Parece, en fin, que todo, absolutamente todo (y me refiero a
la vida en su conjunto, su haz, su envés, su filo vertiginoso y, a ratos,
cortante, pero también a la sombra interpuesta, subjetiva y ensortijada de
nuestros sueños) es tan sólo una especie de gran apaño de indescriptibles
proporciones, un embrollo infinito de madejas profusamente enredadas, una
maraña de encrucijadas adormecidas, un enjambre tortuoso de corredores subterráneos
sin más luz de salida que el suspiro fingido o la tregua obligada del carro
fúnebre de la actualidad.
Podemos subirnos en él (y en ella: la actualidad tiene lomos
de liquen y crines de yedra ensangrentada) y hasta darnos una rápida vuelta: el
peaje de unas pocas monedas no hace sino confirmarnos que el paisaje entero y
el marco del cuadro y la tela –el pedestal, el telón y hasta el púlpito- que lo
sostienen y enmarcan son parte gramatical de la misma oración convertida en metáfora
alrededor de la ineptitud o, en el peor de los casos, de la incompetencia.
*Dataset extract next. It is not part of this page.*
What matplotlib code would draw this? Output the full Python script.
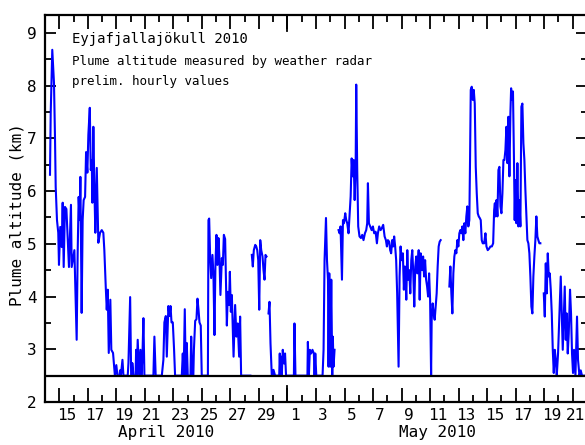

Qué
remedio si no da para más.
Ahora tenemos (o tendremos en un futuro
inmediato) un céntrico y elegantísimo Casino justo al lado de donde se celebra el
imprescindible desguace del Mercado del Olivar, la carga y descarga, la
ablación de las frutas y el pescado. Y un simulacro de Palacio de Congresos en
la tierra baldía donde nuestra clase política (la que no está en prisión o cerca) quiere
dibujar un horizonte abierto y se da de bruces con un terne mar de grava y
plomo: de pleitos y litigios sin más orden y concierto que la usura.